Source: Mother Jones
The internet cafe in the Fijian capital, Suva, was usually open all night long. Dimly lit, with rows of sleek, modern terminals, the place was packed at all hours with teenage boys playing boisterous rounds of video games. But one day soon after I arrived, the staff told me they now had to shut down by 5 p.m. Police orders, they shrugged: The country’s military junta had declared martial law a few days before, and things were a bit tense.
I sat down and sent out a few emails-filling friends in on my visit to the Fiji Water bottling plant, forwarding a story about foreign journalists being kicked off the island. Then my connection died. "It will just be a few minutes," one of the clerks said.
Moments later, a pair of police officers walked in. They headed for a woman at another terminal; I turned to my screen to compose a note about how cops were even showing up in the Internet cafés.

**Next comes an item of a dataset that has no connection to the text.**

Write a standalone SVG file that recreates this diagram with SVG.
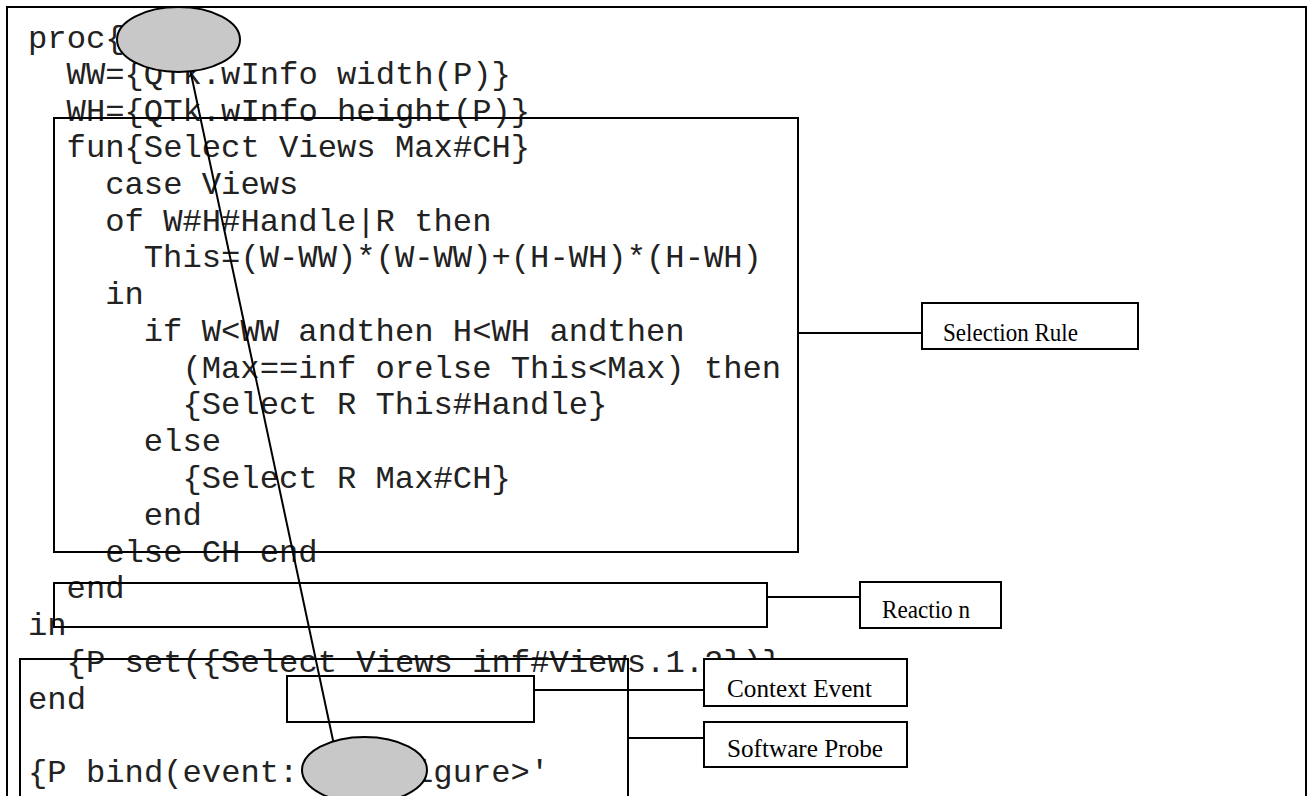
<svg xmlns="http://www.w3.org/2000/svg" width="1313" height="796" viewBox="0 0 1313 796">
<style>
.code{font-family:"Liberation Mono","Courier New",monospace;font-size:32.2px;fill:#222;white-space:pre}
.lbl{font-family:"Liberation Serif","Times New Roman",serif;font-size:26px;fill:#000}
.frame{fill:none;stroke:#000;stroke-width:2}
.box{fill:#fff;stroke:#000;stroke-width:2}
.conn{fill:none;stroke:#000;stroke-width:2}
.ell{fill:#c8c8c8;stroke:#000;stroke-width:2}
</style>
<rect x="0" y="0" width="1313" height="796" fill="#fff"/>
<rect id="frame" class="frame" x="7" y="7" width="1299" height="800"/>
<g id="code">
<text class="code" x="28" y="47.5">proc{</text>
<text class="code" x="66.6" y="84">WW={QTk.wInfo width(P)}</text>
<text class="code" x="66.6" y="120.5">WH={QTk.wInfo height(P)}</text>
<text class="code" x="66.6" y="157.2">fun{Select Views Max#CH}</text>
<text class="code" x="105.2" y="193.9">case Views</text>
<text class="code" x="105.2" y="230.6">of W#H#Handle|R then</text>
<text class="code" x="143.8" y="267.3">This=(W-WW)*(W-WW)+(H-WH)*(H-WH)</text>
<text class="code" x="105.2" y="304">in</text>
<text class="code" x="143.8" y="340.8">if W&lt;WW andthen H&lt;WH andthen</text>
<text class="code" x="182.4" y="377.6">(Max==inf orelse This&lt;Max) then</text>
<text class="code" x="182.4" y="414.4">{Select R This#Handle}</text>
<text class="code" x="143.8" y="451.2">else</text>
<text class="code" x="182.4" y="488">{Select R Max#CH}</text>
<text class="code" x="143.8" y="524.8">end</text>
<text class="code" x="105.2" y="561.6">else CH end</text>
<text class="code" x="66.6" y="598.4">end</text>
<text class="code" x="28" y="635.2">in</text>
<text class="code" x="66.6" y="672">{P set({Select Views inf#Views.1.2})}</text>
<text class="code" x="28" y="708.8">end</text>
<text class="code" x="28" y="782.4">{P bind(event:</text>
<text class="code" x="414" y="782.4">igure&gt;'</text>
</g>
<g id="regions">
<rect id="selection-region" class="frame" x="54" y="118" width="744" height="434"/>
<rect id="reaction-region" class="frame" x="54" y="583" width="713" height="44"/>
<path id="probe-region" class="frame" d="M20,800 V659 H628 V800"/>
<rect id="event-region" class="frame" x="287" y="676" width="247" height="46"/>
</g>
<g id="connectors">
<line class="conn" x1="798" y1="333" x2="922" y2="333"/>
<line class="conn" x1="767" y1="597" x2="860" y2="597"/>
<line class="conn" x1="534" y1="690" x2="704" y2="690"/>
<line class="conn" x1="628" y1="738" x2="704" y2="738"/>
<line class="conn" stroke-width="1.6" x1="177" y1="8" x2="334" y2="745"/>
</g>
<g id="selection-rule">
<rect class="box" x="922" y="303" width="216" height="46"/>
<text class="lbl" x="943" y="341" textLength="135" lengthAdjust="spacingAndGlyphs">Selection Rule</text>
</g>
<g id="reaction">
<rect class="box" x="860" y="582" width="141" height="46"/>
<text class="lbl" x="882" y="618" textLength="88" lengthAdjust="spacingAndGlyphs">Reactio n</text>
</g>
<g id="context-event">
<rect class="box" x="704" y="659" width="203" height="47"/>
<text class="lbl" x="727" y="697" textLength="145" lengthAdjust="spacingAndGlyphs">Context Event</text>
</g>
<g id="software-probe">
<rect class="box" x="704" y="722" width="203" height="45"/>
<text class="lbl" x="727" y="757" textLength="156" lengthAdjust="spacingAndGlyphs">Software Probe</text>
</g>
<g id="top-ellipse">
<ellipse class="ell" cx="178.5" cy="39.5" rx="61.5" ry="32.5"/>
</g>
<g id="bottom-ellipse">
<ellipse class="ell" cx="364.5" cy="770" rx="62.5" ry="33"/>
</g>
</svg>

Then I saw them coming toward me. "We’re going to take you in for questioning about the emails you’ve been writing," they said.
What followed, in a windowless room at the main police station, felt like a bad cop movie. "Who are you really?" the bespectacled inspector wearing a khaki uniform and a smug grin asked me over and over, as if my passport, press credentials, and stacks of notes about Fiji Water weren’t sufficient clues to my identity. (My iPod, he surmised tensely, was "good for transmitting information.") I asked him to call my editors, even a UN official who could vouch for me. "Shut up!" he snapped. He rifled through my bags, read my notebooks and emails. "I’d hate to see a young lady like you go into a jail full of men," he averred, smiling grimly. "You know what happened to women during the 2000 coup, don’t you?"
Eventually, it dawned on me that his concern wasn’t just with my potentially seditious emails; he was worried that my reporting would taint the Fiji Water brand. "Who do you work for, another water company? It would be good to come here and try to take away Fiji Water’s business, wouldn’t it?" Then he switched tacks and offered to protect me-from other Fijian officials, who he said would soon be after me-by letting me go so I could leave the country. I walked out into the muggy morning, hid in a stairwell, and called a Fijian friend. Within minutes, a US Embassy van was speeding toward me on the seawall.
Until that day, I hadn’t fully appreciated the paranoia of Fiji’s military regime. The junta had been declared unconstitutional the previous week by the country’s second highest court; in response it had abolished the judiciary, banned unauthorized public gatherings, delayed elections until 2014, and clamped down on the media. (Only the "journalism of hope" is now permitted.) The prime minister, Commodore Frank Bainimarama, promised to root out corruption and bring democracy to a country that has seen four coups in the past 25 years; the government said it will start working on a new constitution in 2012.
The slogan on Fiji Water’s website-"And remember this-we saved you a trip to Fiji"-suddenly felt like a dark joke. Every day, more soldiers showed up on the streets. When I called the courthouse, not a single official would give me his name. Even tour guides were running scared-one told me that one of his colleagues had been picked up and beaten for talking politics with tourists. When I later asked Fiji Water spokesman Rob Six what the company thought of all this, he said the policy was not to comment on the government "unless something really affects us."